#### Supplied data
■ ■ ■ ■
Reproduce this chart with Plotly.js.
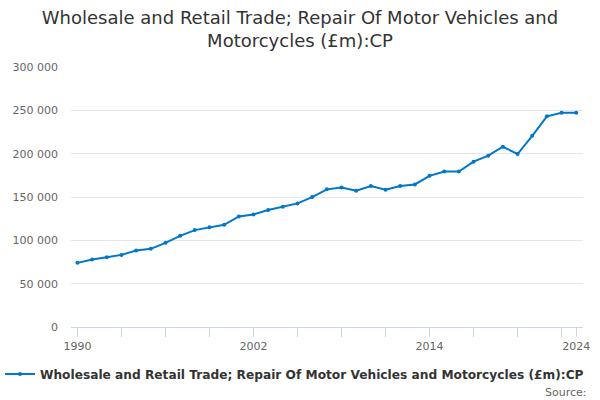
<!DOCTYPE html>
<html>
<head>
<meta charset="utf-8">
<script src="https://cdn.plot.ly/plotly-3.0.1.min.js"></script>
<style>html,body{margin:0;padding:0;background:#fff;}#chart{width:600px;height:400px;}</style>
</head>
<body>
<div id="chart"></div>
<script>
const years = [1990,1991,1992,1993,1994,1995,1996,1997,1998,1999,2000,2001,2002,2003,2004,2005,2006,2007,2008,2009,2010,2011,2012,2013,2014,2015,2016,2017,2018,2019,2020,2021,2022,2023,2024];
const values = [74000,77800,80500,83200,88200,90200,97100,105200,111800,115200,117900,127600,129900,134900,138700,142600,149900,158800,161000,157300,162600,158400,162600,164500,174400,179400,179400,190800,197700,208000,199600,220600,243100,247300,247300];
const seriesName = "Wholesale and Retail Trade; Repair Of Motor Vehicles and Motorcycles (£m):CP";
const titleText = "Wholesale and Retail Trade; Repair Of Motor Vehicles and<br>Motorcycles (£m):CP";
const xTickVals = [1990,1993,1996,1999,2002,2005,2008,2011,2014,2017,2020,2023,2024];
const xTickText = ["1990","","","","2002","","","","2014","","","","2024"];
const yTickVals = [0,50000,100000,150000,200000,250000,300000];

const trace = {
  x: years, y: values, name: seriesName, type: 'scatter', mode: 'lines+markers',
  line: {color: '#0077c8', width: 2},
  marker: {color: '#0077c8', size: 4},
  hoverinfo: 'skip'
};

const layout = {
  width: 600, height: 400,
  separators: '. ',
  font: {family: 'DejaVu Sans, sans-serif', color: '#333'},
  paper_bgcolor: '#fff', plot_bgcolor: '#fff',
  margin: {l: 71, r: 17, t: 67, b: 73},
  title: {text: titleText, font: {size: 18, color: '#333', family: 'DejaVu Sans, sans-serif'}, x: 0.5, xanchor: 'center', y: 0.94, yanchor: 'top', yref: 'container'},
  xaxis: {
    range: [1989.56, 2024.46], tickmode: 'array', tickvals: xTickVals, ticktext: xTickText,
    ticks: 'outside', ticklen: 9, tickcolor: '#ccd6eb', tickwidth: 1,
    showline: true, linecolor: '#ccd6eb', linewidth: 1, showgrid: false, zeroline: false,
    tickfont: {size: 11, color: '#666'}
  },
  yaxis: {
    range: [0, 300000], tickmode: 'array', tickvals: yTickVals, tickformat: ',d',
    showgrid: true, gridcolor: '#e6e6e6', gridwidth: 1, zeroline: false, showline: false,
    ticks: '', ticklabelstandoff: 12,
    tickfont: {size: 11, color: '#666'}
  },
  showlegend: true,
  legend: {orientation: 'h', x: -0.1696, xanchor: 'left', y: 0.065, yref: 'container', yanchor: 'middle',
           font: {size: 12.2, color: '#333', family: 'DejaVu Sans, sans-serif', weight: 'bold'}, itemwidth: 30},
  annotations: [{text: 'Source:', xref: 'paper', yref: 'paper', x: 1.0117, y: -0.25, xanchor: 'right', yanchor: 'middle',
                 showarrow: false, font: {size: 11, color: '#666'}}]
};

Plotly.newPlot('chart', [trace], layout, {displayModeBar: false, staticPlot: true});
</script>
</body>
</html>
■ ■ ■ ■
#### What is asked
Ignore the images and quote every line of the listing exactly.

#### Solved problem
Reproduce this chart with Plotly.js.
<!DOCTYPE html>
<html>
<head>
<meta charset="utf-8">
<script src="https://cdn.plot.ly/plotly-3.0.1.min.js"></script>
<style>html,body{margin:0;padding:0;background:#fff;}#chart{width:600px;height:400px;}</style>
</head>
<body>
<div id="chart"></div>
<script>
const years = [1990,1991,1992,1993,1994,1995,1996,1997,1998,1999,2000,2001,2002,2003,2004,2005,2006,2007,2008,2009,2010,2011,2012,2013,2014,2015,2016,2017,2018,2019,2020,2021,2022,2023,2024];
const values = [74000,77800,80500,83200,88200,90200,97100,105200,111800,115200,117900,127600,129900,134900,138700,142600,149900,158800,161000,157300,162600,158400,162600,164500,174400,179400,179400,190800,197700,208000,199600,220600,243100,247300,247300];
const seriesName = "Wholesale and Retail Trade; Repair Of Motor Vehicles and Motorcycles (£m):CP";
const titleText = "Wholesale and Retail Trade; Repair Of Motor Vehicles and<br>Motorcycles (£m):CP";
const xTickVals = [1990,1993,1996,1999,2002,2005,2008,2011,2014,2017,2020,2023,2024];
const xTickText = ["1990","","","","2002","","","","2014","","","","2024"];
const yTickVals = [0,50000,100000,150000,200000,250000,300000];

const trace = {
  x: years, y: values, name: seriesName, type: 'scatter', mode: 'lines+markers',
  line: {color: '#0077c8', width: 2},
  marker: {color: '#0077c8', size: 4},
  hoverinfo: 'skip'
};

const layout = {
  width: 600, height: 400,
  separators: '. ',
  font: {family: 'DejaVu Sans, sans-serif', color: '#333'},
  paper_bgcolor: '#fff', plot_bgcolor: '#fff',
  margin: {l: 71, r: 17, t: 67, b: 73},
  title: {text: titleText, font: {size: 18, color: '#333', family: 'DejaVu Sans, sans-serif'}, x: 0.5, xanchor: 'center', y: 0.94, yanchor: 'top', yref: 'container'},
  xaxis: {
    range: [1989.56, 2024.46], tickmode: 'array', tickvals: xTickVals, ticktext: xTickText,
    ticks: 'outside', ticklen: 9, tickcolor: '#ccd6eb', tickwidth: 1,
    showline: true, linecolor: '#ccd6eb', linewidth: 1, showgrid: false, zeroline: false,
    tickfont: {size: 11, color: '#666'}
  },
  yaxis: {
    range: [0, 300000], tickmode: 'array', tickvals: yTickVals, tickformat: ',d',
    showgrid: true, gridcolor: '#e6e6e6', gridwidth: 1, zeroline: false, showline: false,
    ticks: '', ticklabelstandoff: 12,
    tickfont: {size: 11, color: '#666'}
  },
  showlegend: true,
  legend: {orientation: 'h', x: -0.1696, xanchor: 'left', y: 0.065, yref: 'container', yanchor: 'middle',
           font: {size: 12.2, color: '#333', family: 'DejaVu Sans, sans-serif', weight: 'bold'}, itemwidth: 30},
  annotations: [{text: 'Source:', xref: 'paper', yref: 'paper', x: 1.0117, y: -0.25, xanchor: 'right', yanchor: 'middle',
                 showarrow: false, font: {size: 11, color: '#666'}}]
};

Plotly.newPlot('chart', [trace], layout, {displayModeBar: false, staticPlot: true});
</script>
</body>
</html>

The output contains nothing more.